◆ Task instructions:
Go through the records from the first line and retype each one exactly, stopping once the line with "import pandas as pd" is done. Pictures are left out.

[Records with drawing code]
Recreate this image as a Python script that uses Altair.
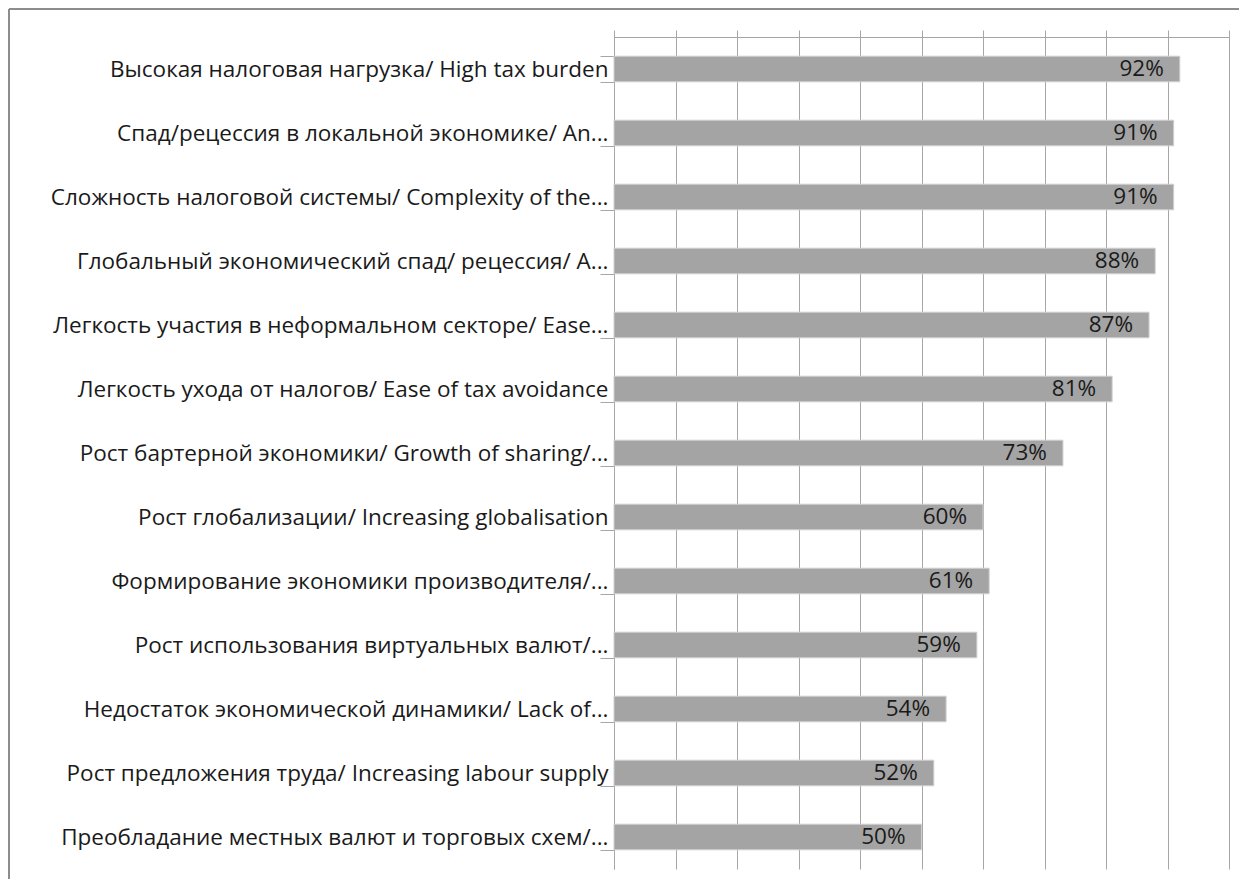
import altair as alt
import pandas as pd

categories = [
    "Высокая налоговая нагрузка/ High tax burden",
    "Спад/рецессия в локальной экономике/ An...",
    "Сложность налоговой системы/ Complexity of the...",
    "Глобальный экономический спад/ рецессия/ A...",
    "Легкость участия в неформальном секторе/ Ease...",
    "Легкость ухода от налогов/ Ease of tax avoidance",
    "Рост бартерной экономики/ Growth of sharing/...",
    "Рост глобализации/ Increasing globalisation",
    "Формирование экономики производителя/...",
    "Рост использования виртуальных валют/...",
    "Недостаток экономической динамики/ Lack of...",
    "Рост предложения труда/ Increasing labour supply",
    "Преобладание местных валют и торговых схем/...",
]
values = [92, 91, 91, 88, 87, 81, 73, 60, 61, 59, 54, 52, 50]
value_labels = [f"{v}%" for v in values]

df = pd.DataFrame({"cat": categories, "val": values, "lab": value_labels})

FONT = "Open Sans"
GRID = "#a6a6a6"
FS = 22.5

y_enc = alt.Y(
    "cat:N",
    sort=None,
    scale=alt.Scale(paddingInner=0.6, paddingOuter=0.3),
    axis=alt.Axis(
        title=None,
        orient="left",
        tickBand="extent",
        tickSize=14,
        tickColor=GRID,
        domainColor=GRID,
        labelPadding=-8,
        labelFontSize=FS,
        labelFont=FONT,
        labelColor="#1a1a1a",
        labelLimit=0,
        grid=False,
    ),
)
x_enc = alt.X(
    "val:Q",
    scale=alt.Scale(domain=[0, 100], nice=False),
    axis=alt.Axis(
        title=None,
        orient="top",
        values=[0, 10, 20, 30, 40, 50, 60, 70, 80, 90, 100],
        labels=False,
        tickSize=7,
        tickColor=GRID,
        domainColor=GRID,
        grid=True,
        gridColor=GRID,
        gridOpacity=1,
    ),
)

bars = alt.Chart(df).mark_bar(color="#a4a4a4", stroke="#cfcfcf", strokeWidth=1).encode(
    x=x_enc, y=y_enc
)
texts = alt.Chart(df).mark_text(
    align="right", baseline="middle", dx=-16, fontSize=FS, font=FONT, color="#1a1a1a"
).encode(x="val:Q", y=alt.Y("cat:N", sort=None), text="lab:N")

frame_left = alt.Chart(df).mark_rule(color="#8c8c8c", strokeWidth=1).encode(
    x=alt.value(-605), y=alt.value(-28), y2=alt.value(900)
)
frame_top = alt.Chart(df).mark_rule(color="#8c8c8c", strokeWidth=1).encode(
    y=alt.value(-28), x=alt.value(-605), x2=alt.value(700)
)

chart = (
    alt.layer(bars, texts, frame_left, frame_top)
    .properties(
        width=615,
        height=832,
        autosize=alt.AutoSizeParams(type="none"),
        padding={"left": 606, "top": 29, "right": 10, "bottom": 10},
    )
    .configure_view(stroke=None)
)

chart.save("out.html", embed_options={"renderer": "svg", "actions": False})
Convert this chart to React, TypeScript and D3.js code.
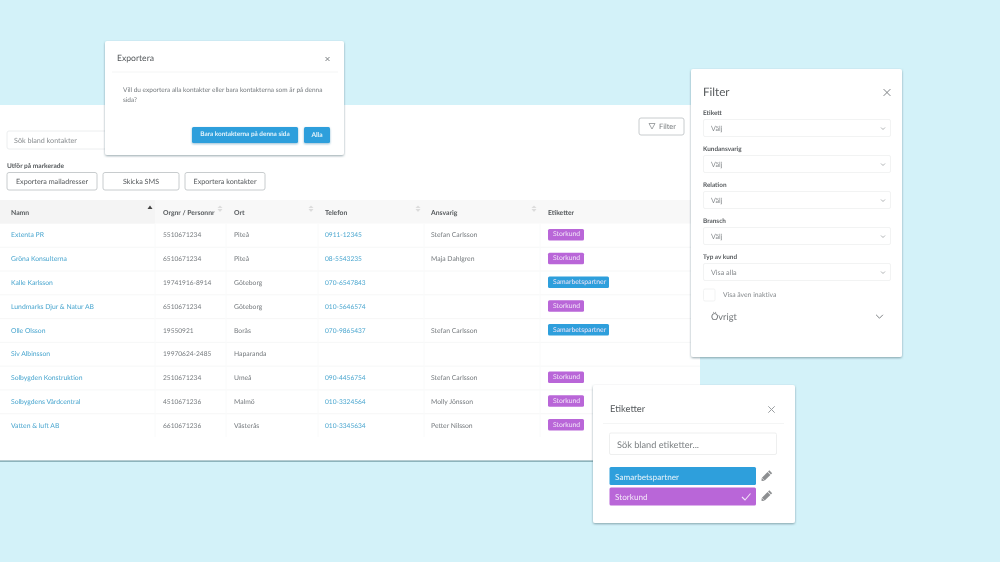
import * as d3 from "d3";

const names = ["Extenta PR", "Gröna Konsulterna", "Kalle Karlsson", "Lundmarks Djur & Natur AB", "Olle Olsson", "Siv Albinsson", "Solbygden Konstruktion", "Solbygdens Vårdcentral", "Vatten & luft AB"];
const orgnr = ["5510671234", "6510671234", "19741916-8914", "6510671234", "19550921", "19970624-2485", "2510671234", "4510671236", "6610671236"];
const orter = ["Piteå", "Piteå", "Göteborg", "Göteborg", "Borås", "Haparanda", "Umeå", "Malmö", "Västerås"];
const telefon = ["0911-12345", "08-5543235", "070-6547843", "010-5646574", "070-9865437", "", "090-4456754", "010-3324564", "010-3345634"];
const ansvarig = ["Stefan Carlsson", "Maja Dahlgren", "", "", "Stefan Carlsson", "", "Stefan Carlsson", "Molly Jönsson", "Petter Nilsson"];
const etiketter = ["Storkund", "Storkund", "Samarbetspartner", "Storkund", "Samarbetspartner", "", "Storkund", "Storkund", "Storkund"];
const columns = ["Namn", "Orgnr / Personnr", "Ort", "Telefon", "Ansvarig", "Etiketter"];
const columnX = [11, 163, 234, 325, 431, 548];
const sortX = [150, 220, 311, 418, 534];
const actions = ["Exportera mailadresser", "Skicka SMS", "Exportera kontakter"];
const actionX = [[7, 97], [103, 179], [185, 265]];
const filterFields = ["Etikett", "Kundansvarig", "Relation", "Bransch", "Typ av kund"];
const filterValues = ["Välj", "Välj", "Välj", "Välj", "Visa alla"];
const filterY = [113, 149, 185, 221, 257];

const FONT = "Lato, 'Open Sans', sans-serif";
const BLUE = "#2f9fdc";
const PURPLE = "#b966d8";
const LINK = "#4aa6cf";
const TEXT = "#757a7e";
const DARK = "#55595c";

const rowY = d3.scaleBand<number>().domain(d3.range(names.length)).range([223.5, 437.5]);
const tagColor = d3.scaleOrdinal<string>().domain(["Storkund", "Samarbetspartner"]).range([PURPLE, BLUE]);
const tagWidth = d3.scaleOrdinal<number>().domain(["Storkund", "Samarbetspartner"]).range([36, 61]);

function Panel({ x, y, w, h }: { x: number; y: number; w: number; h: number }) {
  return <rect x={x} y={y} width={w} height={h} rx={2} fill="#fff" filter="url(#panelShadow)" />;
}

function Label({ x, y, size = 6.8, fill = TEXT, weight = 400, anchor = "start", children }: any) {
  return (
    <text x={x} y={y} fontSize={size} fill={fill} fontWeight={weight} textAnchor={anchor} dominantBaseline="central">
      {children}
    </text>
  );
}

function Button({ x0, x1, y, h, label, size = 7.2 }: any) {
  return (
    <g>
      <rect x={x0} y={y} width={x1 - x0} height={h} rx={2} fill="#fff" stroke="#c8ccce" strokeWidth={1} />
      <Label x={(x0 + x1) / 2} y={y + h / 2} size={size} anchor="middle" fill={DARK}>{label}</Label>
    </g>
  );
}

function Cross({ cx, cy, r, color = "#7d8184", width = 1 }: any) {
  const d = d3.path();
  d.moveTo(cx - r, cy - r);
  d.lineTo(cx + r, cy + r);
  d.moveTo(cx + r, cy - r);
  d.lineTo(cx - r, cy + r);
  return <path d={d.toString()} stroke={color} strokeWidth={width} fill="none" />;
}

function Chevron({ cx, cy, r, color = "#9a9ea1", width = 0.8 }: any) {
  const line = d3.line();
  return <path d={line([[cx - r, cy - r / 2], [cx, cy + r / 2], [cx + r, cy - r / 2]]) || ""} stroke={color} strokeWidth={width} fill="none" />;
}

function Pencil({ cx, cy }: { cx: number; cy: number }) {
  return (
    <g transform={`translate(${cx},${cy}) rotate(45)`} fill="#8d8f91">
      <rect x={-2} y={-3.5} width={4} height={8} />
      <rect x={-2} y={-6} width={4} height={1.8} />
      <path d="M-2,4.8 L2,4.8 L0,7 Z" />
    </g>
  );
}

export default function App() {
  return (
    <svg width={1000} height={562} viewBox="0 0 1000 562" fontFamily={FONT} textRendering="geometricPrecision" style={{ position: "fixed", left: 0, top: 0 }}>
      <defs>
        <filter id="panelShadow" x="-5%" y="-5%" width="110%" height="110%">
          <feDropShadow dx={0} dy={1} stdDeviation={1} floodColor="#40606a" floodOpacity={0.55} />
        </filter>
        <filter id="btnShadow" x="-10%" y="-20%" width="120%" height="150%">
          <feDropShadow dx={0} dy={1} stdDeviation={1.2} floodColor="#1c6f9c" floodOpacity={0.45} />
        </filter>
        <filter id="soft" x="0" y="0" width="100%" height="100%">
          <feGaussianBlur stdDeviation={0.3} />
        </filter>
      </defs>
      <g filter="url(#soft)">
      <rect width={1000} height={562} fill="#d3f2f9" />

      {/* main table panel */}
      <rect x={0} y={105} width={700} height={356} fill="#fff" />
      <rect x={0} y={460.5} width={700} height={1.2} fill="#6f9aa3" />

      <rect x={7} y={131} width={110} height={18} rx={2} fill="#fff" stroke="#eceeef" />
      <Label x={14} y={140} size={7.2} fill="#8b8f92">Sök bland kontakter</Label>

      <Button x0={639} x1={684} y={118} h={17} label="" />
      <path d="M649,123.5 L655,123.5 L652,129 Z" fill="none" stroke="#7d8184" strokeWidth={0.7} />
      <Label x={659} y={126.5} size={7.4} fill="#74787b">Filter</Label>

      <Label x={7} y={166} size={6.6} fill={DARK} weight={700}>Utför på markerade</Label>
      {actions.map((a, i) => (
        <Button key={a} x0={actionX[i][0]} x1={actionX[i][1]} y={172.5} h={17.5} label={a} />
      ))}

      {/* header */}
      <rect x={0} y={200} width={700} height={23.5} fill="#f8f8f8" />
      <rect x={0} y={200} width={155} height={23.5} fill="#f4f4f4" />
      {columns.map((c, i) => (
        <Label key={c} x={columnX[i]} y={212.5} size={6.8} fill={DARK} weight={700}>{c}</Label>
      ))}
      {sortX.map((x, i) => (
        <g key={x} fill={i === 0 ? "#444" : "#dcdcdc"}>
          <path d={`M${x - 2.5},${i === 0 ? 209 : 208} L${x},205.5 L${x + 2.5},${i === 0 ? 209 : 208} Z`} />
          {i > 0 && <path d={`M${x - 2.5},209 L${x},212 L${x + 2.5},209 Z`} />}
        </g>
      ))}

      {/* rows */}
      {names.map((n, i) => {
        const y = rowY(i)!;
        const cy = y + rowY.bandwidth() / 2;
        return (
          <g key={n}>
            {i > 0 && <line x1={0} x2={700} y1={y} y2={y} stroke="#f6f7f7" />}
            <Label x={columnX[0]} y={cy} fill={LINK}>{n}</Label>
            <Label x={columnX[1]} y={cy} size={6.6}>{orgnr[i]}</Label>
            <Label x={columnX[2]} y={cy}>{orter[i]}</Label>
            <Label x={columnX[3]} y={cy} size={6.6} fill={LINK}>{telefon[i]}</Label>
            <Label x={columnX[4]} y={cy}>{ansvarig[i]}</Label>
            {etiketter[i] && (
              <g>
                <rect x={548} y={cy - 6.5} width={tagWidth(etiketter[i])} height={11.5} rx={1.5} fill={tagColor(etiketter[i])} />
                <Label x={553} y={cy - 1} size={6.8} fill="#f1e4f7">{etiketter[i]}</Label>
              </g>
            )}
          </g>
        );
      })}
      {[155, 226, 318, 424, 540].map((x) => (
        <line key={x} x1={x} x2={x} y1={223.5} y2={437} stroke="#f9fafa" />
      ))}

      {/* export dialog */}
      <Panel x={105} y={41} w={239} h={114} />
      <line x1={112} x2={338} y1={72} y2={72} stroke="#f4f5f5" />
      <Label x={117} y={58} size={8.6} fill={DARK}>Exportera</Label>
      <Cross cx={327.5} cy={59} r={2} />
      <Label x={123} y={90.5} size={6.5}>Vill du exportera alla kontakter eller bara kontakterna som är på denna</Label>
      <Label x={123} y={100.5} size={6.5}>sida?</Label>
      <rect x={192} y={127} width={106} height={16} rx={1.5} fill={BLUE} filter="url(#btnShadow)" />
      <Label x={245} y={134.5} size={6.4} fill="#e6f4fb" anchor="middle" weight={700}>Bara kontakterna på denna sida</Label>
      <rect x={304} y={127} width={26} height={16} rx={1.5} fill={BLUE} filter="url(#btnShadow)" />
      <Label x={317} y={134.5} size={6.6} fill="#e6f4fb" anchor="middle" weight={700}>Alla</Label>

      {/* filter panel */}
      <Panel x={691} y={69} w={211} h={288} />
      <Label x={703} y={92} size={11.6} fill={DARK}>Filter</Label>
      <Cross cx={887} cy={92.5} r={3.4} width={1} />
      {filterFields.map((f, i) => (
        <g key={f}>
          <Label x={703} y={filterY[i]} size={6.4} fill={DARK} weight={700}>{f}</Label>
          <rect x={703.5} y={filterY[i] + 6.5} width={187} height={17} rx={1.5} fill="#fff" stroke="#f2f3f3" />
          <Label x={711} y={filterY[i] + 15} size={7.2} fill="#85898c">{filterValues[i]}</Label>
          <Chevron cx={883} cy={filterY[i] + 15.5} r={2} />
        </g>
      ))}
      <rect x={703.5} y={289} width={11.5} height={12} rx={1.5} fill="#fff" stroke="#f2f3f3" />
      <Label x={723} y={294.5} size={6.8} fill="#85898c">Visa även inaktiva</Label>
      <Label x={711} y={316} size={9.2} fill="#6f7376">Övrigt</Label>
      <Chevron cx={879.5} cy={316.5} r={3.4} color="#7d8184" width={1} />

      {/* tag panel */}
      <Panel x={593} y={385} w={202} h={138} />
      <line x1={603} x2={784} y1={423.5} y2={423.5} stroke="#f4f5f5" />
      <Label x={610} y={409.5} size={9.4} fill={DARK}>Etiketter</Label>
      <Cross cx={771.5} cy={409.5} r={3.2} color="#9a9ea1" width={1} />
      <rect x={609.5} y={433} width={167} height={21.5} rx={1.5} fill="#fff" stroke="#eeefef" />
      <Label x={617} y={444} size={9.2} fill="#7c8083">Sök bland etiketter...</Label>
      <rect x={609.5} y={467} width={146.5} height={18} rx={1.5} fill={BLUE} />
      <Label x={615} y={476.5} size={8.2} fill="#e6f4fb">Samarbetspartner</Label>
      <rect x={609.5} y={487.5} width={146.5} height={18} rx={1.5} fill={PURPLE} />
      <Label x={615} y={497} size={8.2} fill="#f4e8f9">Storkund</Label>
      <path d="M742,497 L745,500 L750.5,493.5" fill="none" stroke="#f1e4f7" strokeWidth={1.1} />
      <Pencil cx={766.5} cy={476} />
      <Pencil cx={766.5} cy={496} />
      </g>
    </svg>
  );
}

◆ Reply to the task:
Recreate this image as a Python script that uses Altair.
import altair as alt
import pandas as pd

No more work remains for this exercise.